Among Arabs, beyond the question of youth voting, whether to run on one list or multiple lists affects the community deeply—not only electorally but also psychologically, socially, and politically. The impact varies according to the threshold, timing, and leadership, but there are consistent patterns. The main impact of running on one joint list is on turnout: a joint list usually raises turnout in the Arab public because it signals unity and responsibility and that the Arab vote will not be wasted, reducing despair and boycott. This effect is especially important when there is a sense of an external political threat such as legislation, incitement, or exclusion.

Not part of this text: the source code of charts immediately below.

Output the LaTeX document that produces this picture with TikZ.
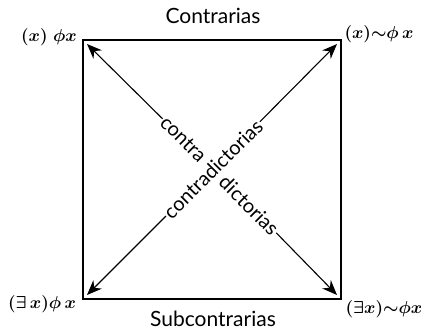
\documentclass[tikz,border=0pt]{standalone}
\usepackage{fontspec}
\setmainfont{Lato}
\usetikzlibrary{arrows.meta,calc}
\begin{document}
\begin{tikzpicture}[x=1pt,y=1pt,
  box/.style={line width=1.3pt},
  diag/.style={line width=1.1pt,-{Stealth[length=15pt,width=12pt]}},
  dlabel/.style={font=\fontsize{20}{24}\selectfont,inner sep=1pt},
  title/.style={font=\fontsize{21}{25}\selectfont,inner sep=0pt},
  formula/.style={font=\fontsize{16}{19}\selectfont\boldmath,inner sep=0pt}]
\useasboundingbox (0,0) rectangle (421,330);
\coordinate (TL) at (83,290);
\coordinate (TR) at (341,290);
\coordinate (BL) at (83,31);
\coordinate (BR) at (341,31);
\coordinate (tl) at (87,286);
\coordinate (tr) at (337,286);
\coordinate (bl) at (87,35);
\coordinate (br) at (337,35);
\coordinate (C) at (213,161);
\draw[box] (TL) rectangle (BR);
% labels
\node[title] (contrarias) at (213,314) {Contrarias};
\node[title] (subcontrarias) at (213,11) {Subcontrarias};
\node[formula] (A) at (49,293) {$(x)\;\phi x$};
\node[formula] (E) at (379,296) {$(x)\mathord{\sim}\phi\, x$};
\node[formula] (I) at (42,26) {$(\exists\, x)\phi\, x$};
\node[formula] (O) at (384,21) {$(\exists x)\mathord{\sim}\phi x$};
% diagonal labels
\node[dlabel,rotate=45] (cd) at (C) {contradictorias};
\node[dlabel,rotate=-45,anchor=east] (contra) at ($(C)+(-9,9)$) {contra};
\node[dlabel,rotate=-45,anchor=west] (dictorias) at ($(C)+(9,-9)$) {dictorias};
% arrows
\draw[diag] (cd) -- (tr);
\draw[diag] (cd) -- (bl);
\draw[diag] (contra) -- (tl);
\draw[diag] (dictorias) -- (br);
\end{tikzpicture}
\end{document}
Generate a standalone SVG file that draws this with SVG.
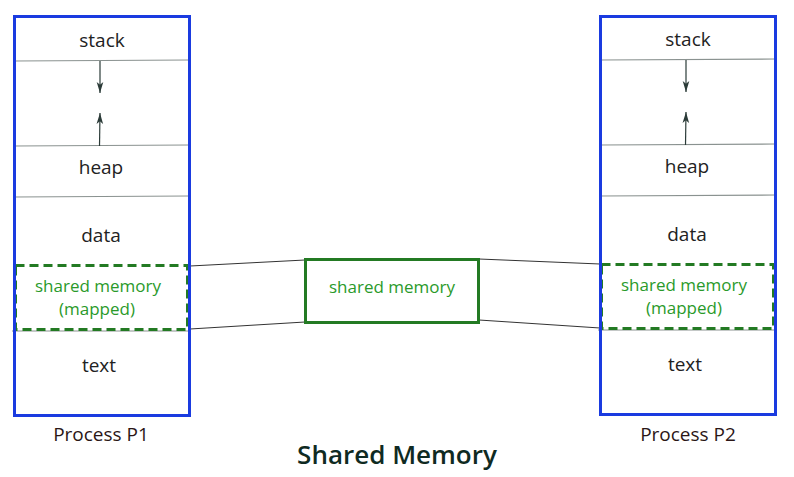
<svg xmlns="http://www.w3.org/2000/svg" width="794" height="477" viewBox="0 0 794 477">
<defs>
<style>
.proc{fill:none;stroke:#1a3be0;stroke-width:3}
.div{stroke:#8a9290;stroke-width:1.2;fill:none}
.lbl{font-family:"Open Sans","Noto Sans",sans-serif;font-size:19px;fill:#222;text-anchor:middle}
.glbl{font-family:"Open Sans","Noto Sans",sans-serif;font-size:17px;fill:#2a9a2a;text-anchor:middle}
.dash{fill:none;stroke:#237a23;stroke-width:3;stroke-dasharray:9 5}
.plbl{font-family:"Open Sans","Noto Sans",sans-serif;font-size:19px;fill:#2b1616;text-anchor:middle}
.conn{stroke:#333;stroke-width:1;fill:none}
.arr{stroke:#2b3b38;stroke-width:1.2;fill:none}
</style>
<marker id="ah" viewBox="0 0 10 10" refX="10" refY="5" markerWidth="11" markerHeight="11" orient="auto" markerUnits="userSpaceOnUse">
<path d="M0,2 L10,5 L0,8 L2.5,5 Z" fill="#2b3b38"/>
</marker>
</defs>
<rect width="794" height="477" fill="#fff"/>
<g id="connectors">
<line class="conn" x1="190" y1="266" x2="305" y2="260"/>
<line class="conn" x1="190" y1="329" x2="305" y2="322"/>
<line class="conn" x1="479" y1="259" x2="600" y2="264"/>
<line class="conn" x1="479" y1="320" x2="600" y2="328"/>
</g>
<g id="p1">
<line class="div" x1="14" y1="61" x2="189" y2="60"/>
<line class="div" x1="14" y1="146" x2="189" y2="145"/>
<line class="div" x1="14" y1="197" x2="189" y2="196"/>
<line class="div" x1="12" y1="331" x2="189" y2="331"/>
<line class="arr" x1="100" y1="61" x2="100" y2="93" marker-end="url(#ah)"/>
<line class="arr" x1="99.5" y1="146" x2="100" y2="113" marker-end="url(#ah)"/>
<text class="lbl" x="102" y="47">stack</text>
<text class="lbl" x="101" y="174">heap</text>
<text class="lbl" x="101" y="242">data</text>
<rect class="dash" x="15.5" y="265.5" width="172" height="64"/>
<text class="glbl" x="98" y="292">shared memory</text>
<text class="glbl" x="97" y="315">(mapped)</text>
<text class="lbl" x="99" y="372">text</text>
<rect class="proc" x="14.5" y="16.5" width="175" height="399"/>
<text class="plbl" x="101" y="441">Process P1</text>
</g>
<g id="shared">
<rect x="305.5" y="259.5" width="173" height="63" fill="none" stroke="#237a23" stroke-width="3"/>
<text class="glbl" x="392" y="293">shared memory</text>
</g>
<g id="p2">
<line class="div" x1="600" y1="60" x2="775" y2="59"/>
<line class="div" x1="600" y1="145" x2="775" y2="144"/>
<line class="div" x1="600" y1="196" x2="775" y2="195"/>
<line class="div" x1="598" y1="330" x2="775" y2="330"/>
<line class="arr" x1="686" y1="60" x2="686" y2="92" marker-end="url(#ah)"/>
<line class="arr" x1="685.5" y1="145" x2="686" y2="112" marker-end="url(#ah)"/>
<text class="lbl" x="688" y="46">stack</text>
<text class="lbl" x="687" y="173">heap</text>
<text class="lbl" x="687" y="241">data</text>
<rect class="dash" x="601.5" y="264.5" width="172" height="64"/>
<text class="glbl" x="684" y="291">shared memory</text>
<text class="glbl" x="684" y="314">(mapped)</text>
<text class="lbl" x="685" y="371">text</text>
<rect class="proc" x="600.5" y="16.5" width="175" height="398"/>
<text class="plbl" x="688" y="441">Process P2</text>
</g>
<text id="title" x="397" y="464" font-family="'Open Sans','Noto Sans',sans-serif" font-size="26" font-weight="600" fill="#0f2a22" text-anchor="middle">Shared Memory</text>
</svg>
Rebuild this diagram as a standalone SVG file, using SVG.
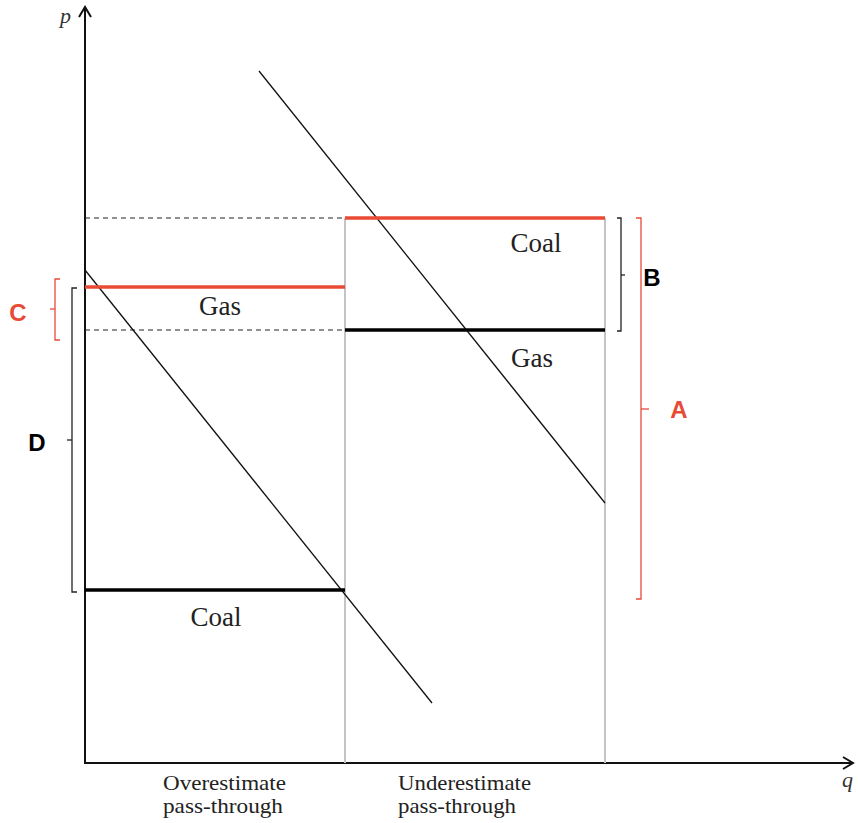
<svg xmlns="http://www.w3.org/2000/svg" width="858" height="823" viewBox="0 0 858 823">
<style>
.ax{stroke:#111;stroke-width:2;fill:none}
.grey{stroke:#c4c4c4;stroke-width:2;fill:none}
.red{stroke:#e84a36;stroke-width:3.5;fill:none}
.blk{stroke:#000;stroke-width:3.5;fill:none}
.dash{stroke:#222;stroke-width:1.2;stroke-dasharray:5,4;fill:none}
.curve{stroke:#111;stroke-width:1.3;fill:none}
.brk{stroke:#222;stroke-width:1.3;fill:none}
.brkr{stroke:#e84a36;stroke-width:1.3;fill:none}
.lbl{font-family:"Liberation Serif",serif;font-size:27px;fill:#222;text-anchor:middle}
.cap{font-family:"Liberation Serif",serif;font-size:21px;fill:#222}
.it{font-family:"Liberation Serif",serif;font-style:italic;font-size:22px;fill:#333}
.bl{font-family:"Liberation Sans",Arial,sans-serif;font-weight:bold;font-size:24px;fill:#000;text-anchor:middle}
.br{font-family:"Liberation Sans",Arial,sans-serif;font-weight:bold;font-size:24px;fill:#e84a36;text-anchor:middle}
</style>
<rect width="858" height="823" fill="#fff"/>
<g id="axes">
<line class="ax" x1="85" y1="764" x2="85" y2="8"/>
<polyline class="ax" points="79,17 85,7 91,17" stroke-width="2.5"/>
<line class="ax" x1="84" y1="763" x2="852" y2="763"/>
<polyline class="ax" points="843,757 853,763 843,769" stroke-width="2.5"/>
<text class="it" x="60" y="23">p</text>
<text class="it" x="842" y="787">q</text>
</g>
<g id="dividers">
<line class="grey" x1="345" y1="218" x2="345" y2="763"/>
<line class="grey" x1="605" y1="218" x2="605" y2="763"/>
</g>
<g id="connectors">
<line class="dash" x1="85" y1="218" x2="345" y2="218"/>
<line class="dash" x1="85" y1="330" x2="345" y2="330"/>
<line class="curve" x1="85" y1="270" x2="432" y2="703"/>
<line class="curve" x1="259" y1="71" x2="605" y2="503"/>
</g>
<g id="left-levels">
<line class="red" x1="85" y1="287" x2="345" y2="287"/>
<line class="blk" x1="85" y1="590" x2="345" y2="590"/>
<text class="lbl" x="220" y="315">Gas</text>
<text class="lbl" x="216" y="626">Coal</text>
</g>
<g id="right-levels">
<line class="red" x1="345" y1="218" x2="605" y2="218"/>
<line class="blk" x1="345" y1="330" x2="605" y2="330"/>
<text class="lbl" x="536" y="252">Coal</text>
<text class="lbl" x="532" y="367">Gas</text>
</g>
<g id="bracket-C">
<polyline class="brkr" points="60,279 55,279 55,340 60,340"/>
<line class="brkr" x1="55" y1="309" x2="50" y2="309"/>
<text class="br" x="18" y="321">C</text>
</g>
<g id="bracket-D">
<polyline class="brk" points="77,288 72,288 72,592 77,592"/>
<line class="brk" x1="72" y1="440" x2="67" y2="440"/>
<text class="bl" x="37" y="451">D</text>
</g>
<g id="bracket-B">
<polyline class="brk" points="617,218 621,218 621,331 617,331"/>
<line class="brk" x1="621" y1="275" x2="625" y2="275"/>
<text class="bl" x="652" y="286">B</text>
</g>
<g id="bracket-A">
<polyline class="brkr" points="636,218 641,218 641,599 636,599"/>
<line class="brkr" x1="641" y1="409" x2="649" y2="409"/>
<text class="br" x="679" y="418">A</text>
</g>
<g id="x-labels">
<text class="cap" x="163" y="790" textLength="123" lengthAdjust="spacingAndGlyphs">Overestimate</text>
<text class="cap" x="163" y="813" textLength="120" lengthAdjust="spacingAndGlyphs">pass-through</text>
<text class="cap" x="398" y="790" textLength="133" lengthAdjust="spacingAndGlyphs">Underestimate</text>
<text class="cap" x="398" y="813" textLength="118" lengthAdjust="spacingAndGlyphs">pass-through</text>
</g>
</svg>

It also strengthens political power and public standing: a joint list increases the number of seats in practice, strengthens the legitimacy of Arab leadership as collective representation, and allows for more effective negotiation, parliamentary influence, and sometimes indirect influence on the coalition.

However, running together has a significant internal cost: it blurs ideological differences on national, religious, and civic issues, which can create frustration among young or ideological voters who feel they have no real choice, and generates internal tensions over representation, rotation, and list order. Running on two lists has a more complex effect: it allows more diverse representation and expression of different ideological streams, regional differences between north and south, and generational differences—potentially strengthening identification among certain groups. Yet it also carries electoral risk: if one list nears the threshold there is a serious risk of losing votes, and the very competition can suppress voting because fragmentation conveys weakness. It also sends a double public message: internally, multiple voices can be healthy; externally, it may be interpreted as political weakness and lack of national responsibility.

By contrast, running on three lists or more—as in the most recent elections—has serious consequences for turnout: it increases confusion, apathy, and boycott, and strengthens the narrative of “they are divided, so why vote?” As in the last elections, when votes equivalent to three seats for Balad were wasted because it did not pass the threshold, this results in a real loss of seats, with a tangible risk that one of the lists will not cross the threshold. Since the threshold was raised, there has not been a case in which three Arab lists all crossed it; even before the threshold increase, the combined Arab parties’ seats were 10–11 while the minimum to cross is four seats—so three lists crossing would require at least 12 seats. But even if all lists cross, fragmentation reduces bargaining power and diminishes the visibility of influence. Running on three lists also harms collective consciousness by signaling ego struggles, detachment from the public, and internal politics at the expense of civic interest.